You cannot wear a symbol as it is forbidden. It is not a question of religion, no it’s forbidden to have croix gammée and the hijab should be forbidden. Yes, a scarf like Benazir Bhutto, but not covered. It is ostensibly a symbol of the enslavement of women.
What do young French women who are not religious think of their own situation?
They think that when their mothers, a mother like me, was a feminist, it was against men and that we were wrong because we were furious about men. They do not understand that all they have now is because of what we did and it was not “against” men.
Younger men now I think are nicer, less macho, not all of them, but many of them. Feminine and masculine are a part of all of us and they are now composed in a new man with all the characteristics—with the strength and the beauty of weakness.
In an article in Télérama that invited directors like yourself to discuss violence in the cinema, you talked about how, when you use violence, you want it to be like an axe, something very quick and sudden, like it can be in life. I think this is how the violence works at the end of A ma sœur (Fat Girl, 2001). There is also enormous animosity towards violence in the cinema, a fear that it might be contagious.
No, because when I was young and I could never go outside with friends. I only had permission to go to the bibliothèque. And I read many, many books. There I found a book, an Iranian anthology. It was called a book of pleasure and as a twelve year old, I made a very close study of each of its chapters. All the passages I liked the most at this age and up to twenty years old where all written by men and were so violent against women. But it was my culture, my artistique culture. I liked this in an artistic way and they were very great artists. It was marvellous in literature but it may not be marvellous in life.

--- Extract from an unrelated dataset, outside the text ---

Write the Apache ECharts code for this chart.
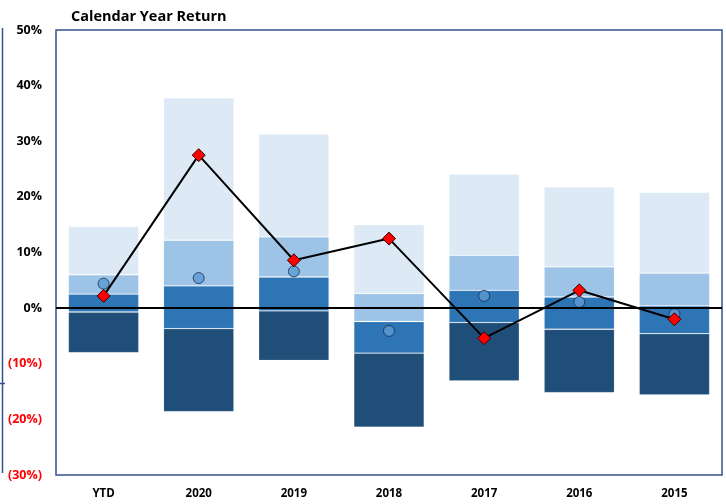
<!DOCTYPE html>
<html>
<head>
<meta charset="utf-8">
<script src="https://cdn.jsdelivr.net/npm/echarts@6/dist/echarts.min.js"></script>
<style>html,body{margin:0;padding:0;background:#fff;}#c{width:726px;height:504px;}</style>
</head>
<body>
<div id="c"></div>
<script>
// ---- data (percent) ----
var categories = ['YTD', '2020', '2019', '2018', '2017', '2016', '2015'];
var pct95 = [14.7, 37.8, 31.3, 15.0, 24.1, 21.8, 20.8];
var pct75 = [6.0, 12.2, 12.8, 2.6, 9.5, 7.4, 6.3];
var pct50 = [2.5, 4.0, 5.6, -2.4, 3.2, 2.0, 0.4];
var pct25 = [-0.7, -3.7, -0.5, -8.1, -2.6, -3.8, -4.6];
var pct5 = [-8.0, -18.6, -9.4, -21.4, -13.1, -15.2, -15.6];
var peerAverage = [4.4, 5.4, 6.6, -4.1, 2.2, 1.1, -1.1];
var fundReturn = [2.2, 27.5, 8.6, 12.5, -5.4, 3.2, -2.0];
var yTicks = [-30, -20, -10, 0, 10, 20, 30, 40, 50];

function diff(a, b) { return a.map(function (v, i) { return +(v - b[i]).toFixed(2); }); }

var chart = echarts.init(document.getElementById('c'), null, { renderer: 'canvas' });
var FONT = 'Open Sans';
var barBorder = { borderColor: 'rgba(255,255,255,0.18)', borderWidth: 0.8 };
function band(name, data, color) {
  return {
    name: name, type: 'bar', stack: 'range', stackStrategy: 'all', barWidth: '74%',
    data: data, itemStyle: Object.assign({ color: color }, barBorder), silent: true
  };
}
var option = {
  animation: false,
  title: {
    text: 'Calendar Year Return', left: 66, top: 4,
    textStyle: { fontFamily: FONT, fontWeight: 'bold', fontSize: 14.5, color: '#000' }
  },
  grid: {
    left: 56, right: 4, top: 30, bottom: 29, show: true,
    borderColor: '#34508a', borderWidth: 1.5, backgroundColor: 'transparent'
  },
  xAxis: {
    type: 'category', data: categories,
    axisLine: { show: false }, axisTick: { show: false },
    axisLabel: { margin: 13, fontFamily: FONT, fontWeight: 'bold', fontSize: 11.5, color: '#000' }
  },
  yAxis: {
    type: 'value', min: yTicks[0], max: yTicks[yTicks.length - 1], interval: 10,
    splitLine: { show: false }, axisLine: { show: false }, axisTick: { show: false },
    axisLabel: {
      margin: 14,
      formatter: function (v) { return v < 0 ? '{neg|(' + Math.abs(v) + '%)}' : '{pos|' + v + '%}'; },
      rich: {
        pos: { fontFamily: FONT, fontWeight: 'bold', fontSize: 12.5, color: '#000' },
        neg: { fontFamily: FONT, fontWeight: 'bold', fontSize: 12.5, color: '#ff0000' }
      }
    }
  },
  series: [
    { name: 'base', type: 'bar', stack: 'range', stackStrategy: 'all', barWidth: '74%',
      data: pct5, itemStyle: { color: 'rgba(0,0,0,0)' }, silent: true },
    band('5th-25th', diff(pct25, pct5), '#1f4e79'),
    band('25th-50th', diff(pct50, pct25), '#2e75b6'),
    band('50th-75th', diff(pct75, pct50), '#9dc3e6'),
    band('75th-95th', diff(pct95, pct75), '#ddeaf6'),
    {
      name: 'zero', type: 'line', data: [], silent: true,
      markLine: {
        silent: true, symbol: ['none', 'none'], label: { show: false },
        lineStyle: { color: '#000', width: 2, type: 'solid' },
        data: [{ yAxis: 0 }]
      }
    },
    {
      name: 'Peer Average', type: 'scatter', data: peerAverage, symbol: 'circle', symbolSize: 11,
      itemStyle: { color: '#5b9bd5', borderColor: '#1a2a48', borderWidth: 1 }, z: 4
    },
    {
      name: 'Fund', type: 'line', data: fundReturn, symbol: 'diamond', symbolSize: 13,
      lineStyle: { color: '#000', width: 2 },
      itemStyle: { color: '#ff0000', borderColor: '#3a0000', borderWidth: 1 }, z: 5
    }
  ],
  graphic: [
    { type: 'line', shape: { x1: 2.5, y1: 28, x2: 2.5, y2: 473 }, style: { stroke: '#34508a', lineWidth: 1.5 } },
    { type: 'line', shape: { x1: 0, y1: 383.5, x2: 5, y2: 383.5 }, style: { stroke: '#34508a', lineWidth: 1.5 } }
  ]
};
chart.setOption(option);
</script>
</body>
</html>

Me? I was also a very great fan of Dostoevsky—all is dark, but when it’s like that you can project yourself into the darkness and you never have to act. Everybody has some attraction for violence. If you read about it, if you see it, it’s not violence. It can better help you understand yourself because you have a sort of shame, everybody knows that you/we have an attraction for violence, but it’s just a thought. It is not reality and I think that fiction is made to put in front of you what you are. But it is fiction; it’s not fact, so I think this creates great confusion for censorship.

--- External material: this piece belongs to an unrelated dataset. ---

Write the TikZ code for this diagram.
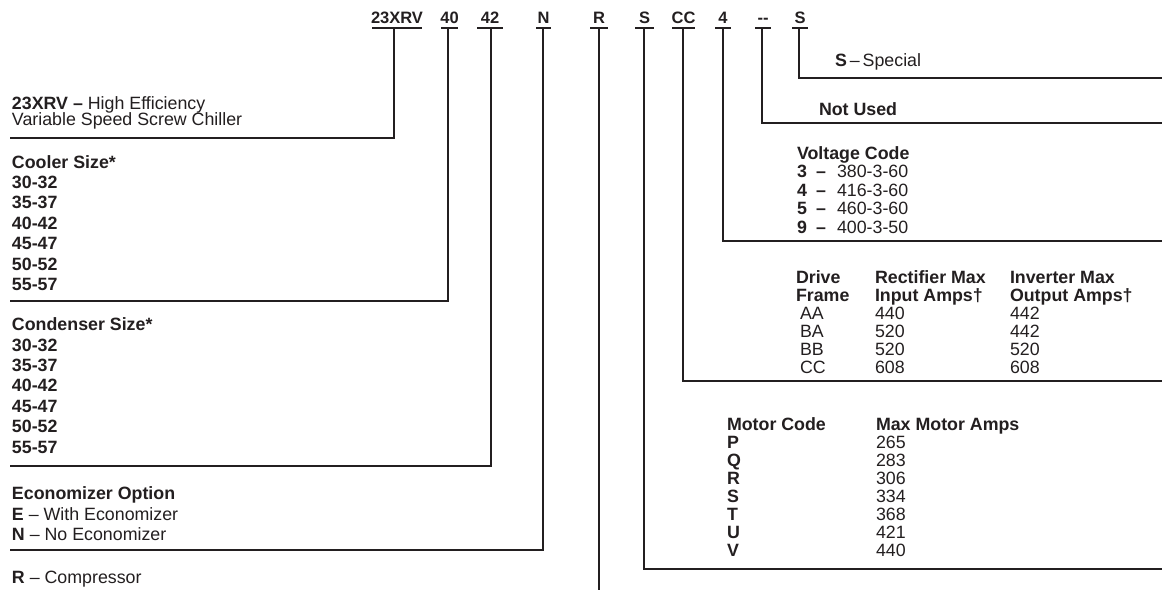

In Romance I make a rape scene, even in A ma soeur. Many journalists said to me, a rape, a violent rape, is a crime. Therefore it is of course normal that the scenes would be censored, either cut from the film or the film forbidden. I say, no, it’s fiction; everybody says that women have a fantasme of rape. You can have the fantasy, you can want to be raped in your fantasies, but the reality is a crime. The crime is not a fiction, it’s a reality, not a thought—fiction and reality is not the same thing.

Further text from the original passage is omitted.